→ Objective
The listing below holds pictures; exclude them. Return exactly the lines from the one with "Clone this chart" through the one with "const rightTicks = [0, 2000, 4000, 6000, 8000, 10000, 12000];".

--- Extracted information ---

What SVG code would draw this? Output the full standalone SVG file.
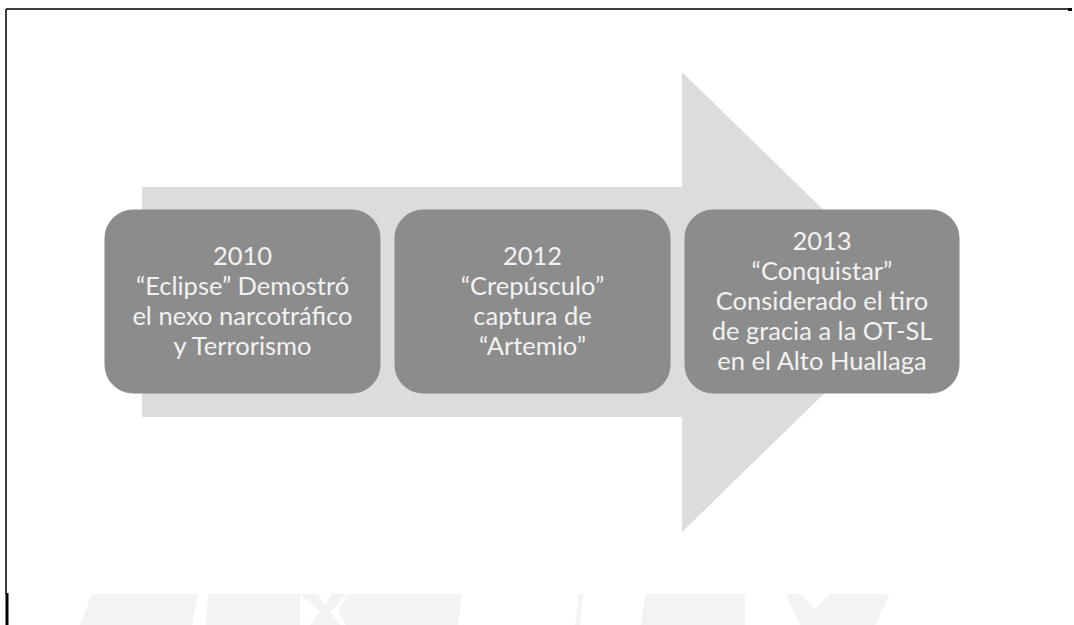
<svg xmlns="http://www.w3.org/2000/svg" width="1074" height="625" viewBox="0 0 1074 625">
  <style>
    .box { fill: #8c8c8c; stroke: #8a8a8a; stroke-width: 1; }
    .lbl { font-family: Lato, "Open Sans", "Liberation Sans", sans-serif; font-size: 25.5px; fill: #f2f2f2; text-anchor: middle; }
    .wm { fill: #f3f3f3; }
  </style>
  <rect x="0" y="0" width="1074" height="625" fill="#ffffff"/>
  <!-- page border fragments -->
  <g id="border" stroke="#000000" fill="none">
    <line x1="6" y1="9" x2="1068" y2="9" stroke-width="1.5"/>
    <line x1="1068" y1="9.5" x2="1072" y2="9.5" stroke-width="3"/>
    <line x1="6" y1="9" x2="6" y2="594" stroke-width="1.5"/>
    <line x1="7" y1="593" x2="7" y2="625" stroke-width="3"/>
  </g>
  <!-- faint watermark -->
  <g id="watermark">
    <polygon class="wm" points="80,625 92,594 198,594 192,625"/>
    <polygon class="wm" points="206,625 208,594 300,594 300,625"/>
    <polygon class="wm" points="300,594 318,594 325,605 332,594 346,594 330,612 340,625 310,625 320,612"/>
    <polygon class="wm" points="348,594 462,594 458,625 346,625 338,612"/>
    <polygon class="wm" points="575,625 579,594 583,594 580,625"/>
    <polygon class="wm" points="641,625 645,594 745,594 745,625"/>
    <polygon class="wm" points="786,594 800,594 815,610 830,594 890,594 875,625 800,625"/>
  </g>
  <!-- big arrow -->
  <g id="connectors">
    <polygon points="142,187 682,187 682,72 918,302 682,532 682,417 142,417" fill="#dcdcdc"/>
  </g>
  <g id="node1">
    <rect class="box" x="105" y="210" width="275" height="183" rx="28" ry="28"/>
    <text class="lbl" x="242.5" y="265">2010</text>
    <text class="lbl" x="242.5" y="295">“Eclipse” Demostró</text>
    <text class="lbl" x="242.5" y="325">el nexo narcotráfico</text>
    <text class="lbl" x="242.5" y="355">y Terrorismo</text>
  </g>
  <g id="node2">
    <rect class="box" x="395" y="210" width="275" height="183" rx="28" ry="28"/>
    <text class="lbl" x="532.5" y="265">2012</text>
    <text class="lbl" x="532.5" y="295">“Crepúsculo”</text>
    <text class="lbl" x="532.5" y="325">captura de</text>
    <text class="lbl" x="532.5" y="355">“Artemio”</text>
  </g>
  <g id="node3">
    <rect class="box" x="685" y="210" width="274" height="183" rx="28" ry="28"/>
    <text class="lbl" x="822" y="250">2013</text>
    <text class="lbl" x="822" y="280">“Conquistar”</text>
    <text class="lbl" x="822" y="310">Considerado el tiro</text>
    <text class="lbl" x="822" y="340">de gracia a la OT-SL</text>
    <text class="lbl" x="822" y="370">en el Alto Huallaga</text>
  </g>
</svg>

---
--- Extracted information ---

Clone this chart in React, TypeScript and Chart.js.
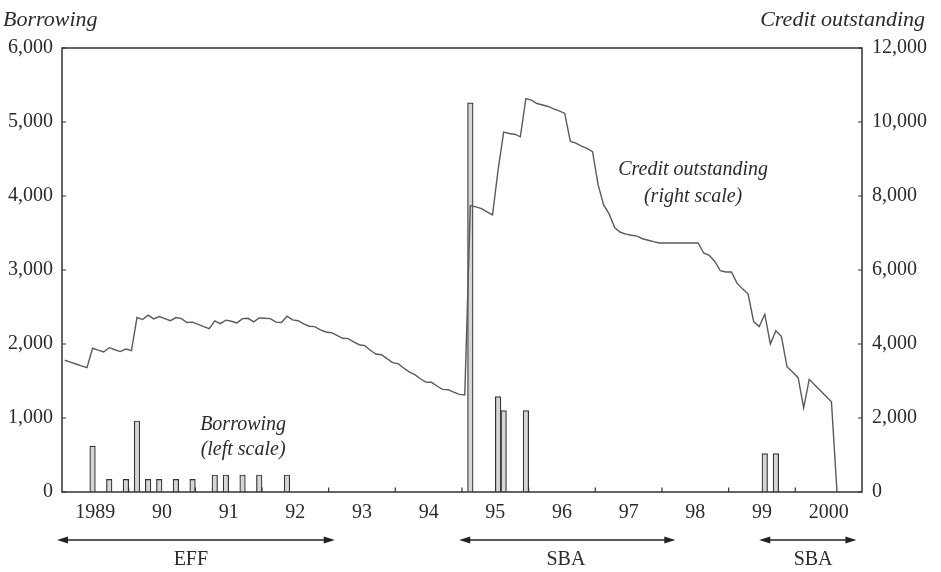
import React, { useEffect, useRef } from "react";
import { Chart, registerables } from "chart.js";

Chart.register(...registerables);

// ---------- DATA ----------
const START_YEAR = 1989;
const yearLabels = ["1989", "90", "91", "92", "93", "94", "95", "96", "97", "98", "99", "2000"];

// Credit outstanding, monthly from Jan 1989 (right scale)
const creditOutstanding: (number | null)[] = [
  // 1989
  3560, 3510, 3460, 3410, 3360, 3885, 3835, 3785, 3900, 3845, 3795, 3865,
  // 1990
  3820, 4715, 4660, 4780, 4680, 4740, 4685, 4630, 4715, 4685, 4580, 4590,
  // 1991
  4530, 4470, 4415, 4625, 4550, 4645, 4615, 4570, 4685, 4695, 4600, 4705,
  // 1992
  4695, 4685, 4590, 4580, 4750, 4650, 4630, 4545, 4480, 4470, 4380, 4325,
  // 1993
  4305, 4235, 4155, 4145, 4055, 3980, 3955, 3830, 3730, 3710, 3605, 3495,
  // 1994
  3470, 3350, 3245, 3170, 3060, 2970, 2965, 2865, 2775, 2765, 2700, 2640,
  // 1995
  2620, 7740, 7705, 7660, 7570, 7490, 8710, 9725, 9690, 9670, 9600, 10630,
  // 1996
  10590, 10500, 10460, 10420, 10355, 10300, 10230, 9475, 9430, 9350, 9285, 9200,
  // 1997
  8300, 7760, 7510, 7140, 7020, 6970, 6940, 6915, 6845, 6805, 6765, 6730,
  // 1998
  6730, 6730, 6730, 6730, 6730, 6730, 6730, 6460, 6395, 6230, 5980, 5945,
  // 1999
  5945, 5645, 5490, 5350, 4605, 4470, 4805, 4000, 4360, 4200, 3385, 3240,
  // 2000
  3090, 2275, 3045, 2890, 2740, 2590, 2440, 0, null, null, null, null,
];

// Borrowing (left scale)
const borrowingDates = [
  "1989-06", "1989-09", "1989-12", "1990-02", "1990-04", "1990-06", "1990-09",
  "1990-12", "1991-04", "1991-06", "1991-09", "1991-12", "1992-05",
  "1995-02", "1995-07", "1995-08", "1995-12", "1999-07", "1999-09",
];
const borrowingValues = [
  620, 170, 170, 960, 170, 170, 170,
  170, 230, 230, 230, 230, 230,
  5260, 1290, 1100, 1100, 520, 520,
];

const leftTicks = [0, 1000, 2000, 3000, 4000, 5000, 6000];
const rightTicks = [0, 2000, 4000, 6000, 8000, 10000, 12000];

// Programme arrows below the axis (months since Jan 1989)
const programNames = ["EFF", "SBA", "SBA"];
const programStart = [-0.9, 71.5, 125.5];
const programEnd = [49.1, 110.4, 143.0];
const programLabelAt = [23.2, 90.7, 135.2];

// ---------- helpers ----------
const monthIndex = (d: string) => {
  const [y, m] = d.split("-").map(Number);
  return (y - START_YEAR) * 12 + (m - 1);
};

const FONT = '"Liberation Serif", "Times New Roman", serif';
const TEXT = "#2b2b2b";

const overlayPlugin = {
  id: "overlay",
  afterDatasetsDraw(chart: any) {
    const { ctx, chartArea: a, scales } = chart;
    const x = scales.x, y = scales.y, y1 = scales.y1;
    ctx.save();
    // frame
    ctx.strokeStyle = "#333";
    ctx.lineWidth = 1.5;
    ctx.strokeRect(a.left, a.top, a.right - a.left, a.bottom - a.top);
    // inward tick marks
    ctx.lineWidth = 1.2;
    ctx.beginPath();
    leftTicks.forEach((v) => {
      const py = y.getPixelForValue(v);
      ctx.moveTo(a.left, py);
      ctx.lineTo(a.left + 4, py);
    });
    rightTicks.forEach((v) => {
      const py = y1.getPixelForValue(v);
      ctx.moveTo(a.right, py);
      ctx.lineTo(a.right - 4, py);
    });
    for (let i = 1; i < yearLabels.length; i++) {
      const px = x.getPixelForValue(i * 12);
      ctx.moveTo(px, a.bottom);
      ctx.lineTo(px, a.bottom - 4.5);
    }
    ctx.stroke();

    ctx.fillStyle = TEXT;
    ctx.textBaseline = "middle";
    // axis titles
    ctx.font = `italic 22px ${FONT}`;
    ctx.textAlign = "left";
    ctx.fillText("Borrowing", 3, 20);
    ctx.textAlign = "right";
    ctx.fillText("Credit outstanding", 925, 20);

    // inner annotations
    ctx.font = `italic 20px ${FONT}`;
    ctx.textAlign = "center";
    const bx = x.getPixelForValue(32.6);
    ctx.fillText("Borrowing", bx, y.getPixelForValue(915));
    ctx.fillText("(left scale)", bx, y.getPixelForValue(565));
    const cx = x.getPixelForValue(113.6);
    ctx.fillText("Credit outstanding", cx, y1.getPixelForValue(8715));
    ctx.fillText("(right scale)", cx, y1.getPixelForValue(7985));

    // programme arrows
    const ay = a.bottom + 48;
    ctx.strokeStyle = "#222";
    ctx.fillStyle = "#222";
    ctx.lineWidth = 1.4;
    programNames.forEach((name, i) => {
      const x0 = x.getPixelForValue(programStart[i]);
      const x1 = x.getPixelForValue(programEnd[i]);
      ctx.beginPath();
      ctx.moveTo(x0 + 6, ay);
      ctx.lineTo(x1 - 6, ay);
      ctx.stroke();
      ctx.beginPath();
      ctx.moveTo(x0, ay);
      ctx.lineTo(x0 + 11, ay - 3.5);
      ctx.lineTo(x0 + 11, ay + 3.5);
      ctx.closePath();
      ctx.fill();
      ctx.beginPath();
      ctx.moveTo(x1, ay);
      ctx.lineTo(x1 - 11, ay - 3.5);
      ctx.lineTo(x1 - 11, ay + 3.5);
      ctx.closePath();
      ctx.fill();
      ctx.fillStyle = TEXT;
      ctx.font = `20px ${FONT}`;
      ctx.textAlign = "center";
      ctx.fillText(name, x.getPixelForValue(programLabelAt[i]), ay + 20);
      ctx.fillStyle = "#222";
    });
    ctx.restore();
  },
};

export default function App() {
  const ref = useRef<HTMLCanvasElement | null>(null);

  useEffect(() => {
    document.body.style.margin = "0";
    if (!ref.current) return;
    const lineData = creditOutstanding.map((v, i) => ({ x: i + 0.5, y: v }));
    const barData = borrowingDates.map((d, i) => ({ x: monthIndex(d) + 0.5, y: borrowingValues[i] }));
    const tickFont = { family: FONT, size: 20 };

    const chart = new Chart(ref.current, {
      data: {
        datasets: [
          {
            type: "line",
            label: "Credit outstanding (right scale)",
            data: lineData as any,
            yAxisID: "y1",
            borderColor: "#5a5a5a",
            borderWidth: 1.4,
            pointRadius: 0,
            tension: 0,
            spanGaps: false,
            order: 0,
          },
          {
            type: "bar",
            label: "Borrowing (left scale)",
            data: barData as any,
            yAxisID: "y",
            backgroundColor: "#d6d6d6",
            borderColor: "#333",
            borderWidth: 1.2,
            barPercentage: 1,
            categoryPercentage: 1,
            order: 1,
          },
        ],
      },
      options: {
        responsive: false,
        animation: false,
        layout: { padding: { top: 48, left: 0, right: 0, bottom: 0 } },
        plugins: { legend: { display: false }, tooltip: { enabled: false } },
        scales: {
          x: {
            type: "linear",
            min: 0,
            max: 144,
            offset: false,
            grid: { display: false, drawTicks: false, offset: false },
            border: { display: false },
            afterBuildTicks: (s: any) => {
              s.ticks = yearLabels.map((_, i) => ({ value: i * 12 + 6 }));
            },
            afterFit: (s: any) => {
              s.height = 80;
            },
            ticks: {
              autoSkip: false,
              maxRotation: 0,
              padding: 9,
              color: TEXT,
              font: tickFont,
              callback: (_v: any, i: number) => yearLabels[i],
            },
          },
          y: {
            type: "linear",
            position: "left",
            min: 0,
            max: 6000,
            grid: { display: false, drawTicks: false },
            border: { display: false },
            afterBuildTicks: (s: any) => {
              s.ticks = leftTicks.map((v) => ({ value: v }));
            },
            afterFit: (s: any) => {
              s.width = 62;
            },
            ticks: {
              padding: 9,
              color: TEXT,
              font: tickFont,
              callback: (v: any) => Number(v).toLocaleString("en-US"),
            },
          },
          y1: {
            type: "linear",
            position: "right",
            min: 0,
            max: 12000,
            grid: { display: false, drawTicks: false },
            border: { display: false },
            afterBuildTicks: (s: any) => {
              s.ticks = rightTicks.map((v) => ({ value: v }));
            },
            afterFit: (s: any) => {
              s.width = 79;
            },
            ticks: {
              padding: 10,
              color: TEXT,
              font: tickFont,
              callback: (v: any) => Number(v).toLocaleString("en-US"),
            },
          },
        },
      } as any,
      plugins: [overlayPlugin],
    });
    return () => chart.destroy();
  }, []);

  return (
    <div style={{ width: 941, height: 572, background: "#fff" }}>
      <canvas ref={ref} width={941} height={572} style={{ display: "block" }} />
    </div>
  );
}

---

→ Exercise solution
Clone this chart in React, TypeScript and Chart.js.
import React, { useEffect, useRef } from "react";
import { Chart, registerables } from "chart.js";

Chart.register(...registerables);

// ---------- DATA ----------
const START_YEAR = 1989;
const yearLabels = ["1989", "90", "91", "92", "93", "94", "95", "96", "97", "98", "99", "2000"];

// Credit outstanding, monthly from Jan 1989 (right scale)
const creditOutstanding: (number | null)[] = [
  // 1989
  3560, 3510, 3460, 3410, 3360, 3885, 3835, 3785, 3900, 3845, 3795, 3865,
  // 1990
  3820, 4715, 4660, 4780, 4680, 4740, 4685, 4630, 4715, 4685, 4580, 4590,
  // 1991
  4530, 4470, 4415, 4625, 4550, 4645, 4615, 4570, 4685, 4695, 4600, 4705,
  // 1992
  4695, 4685, 4590, 4580, 4750, 4650, 4630, 4545, 4480, 4470, 4380, 4325,
  // 1993
  4305, 4235, 4155, 4145, 4055, 3980, 3955, 3830, 3730, 3710, 3605, 3495,
  // 1994
  3470, 3350, 3245, 3170, 3060, 2970, 2965, 2865, 2775, 2765, 2700, 2640,
  // 1995
  2620, 7740, 7705, 7660, 7570, 7490, 8710, 9725, 9690, 9670, 9600, 10630,
  // 1996
  10590, 10500, 10460, 10420, 10355, 10300, 10230, 9475, 9430, 9350, 9285, 9200,
  // 1997
  8300, 7760, 7510, 7140, 7020, 6970, 6940, 6915, 6845, 6805, 6765, 6730,
  // 1998
  6730, 6730, 6730, 6730, 6730, 6730, 6730, 6460, 6395, 6230, 5980, 5945,
  // 1999
  5945, 5645, 5490, 5350, 4605, 4470, 4805, 4000, 4360, 4200, 3385, 3240,
  // 2000
  3090, 2275, 3045, 2890, 2740, 2590, 2440, 0, null, null, null, null,
];

// Borrowing (left scale)
const borrowingDates = [
  "1989-06", "1989-09", "1989-12", "1990-02", "1990-04", "1990-06", "1990-09",
  "1990-12", "1991-04", "1991-06", "1991-09", "1991-12", "1992-05",
  "1995-02", "1995-07", "1995-08", "1995-12", "1999-07", "1999-09",
];
const borrowingValues = [
  620, 170, 170, 960, 170, 170, 170,
  170, 230, 230, 230, 230, 230,
  5260, 1290, 1100, 1100, 520, 520,
];

const leftTicks = [0, 1000, 2000, 3000, 4000, 5000, 6000];
const rightTicks = [0, 2000, 4000, 6000, 8000, 10000, 12000];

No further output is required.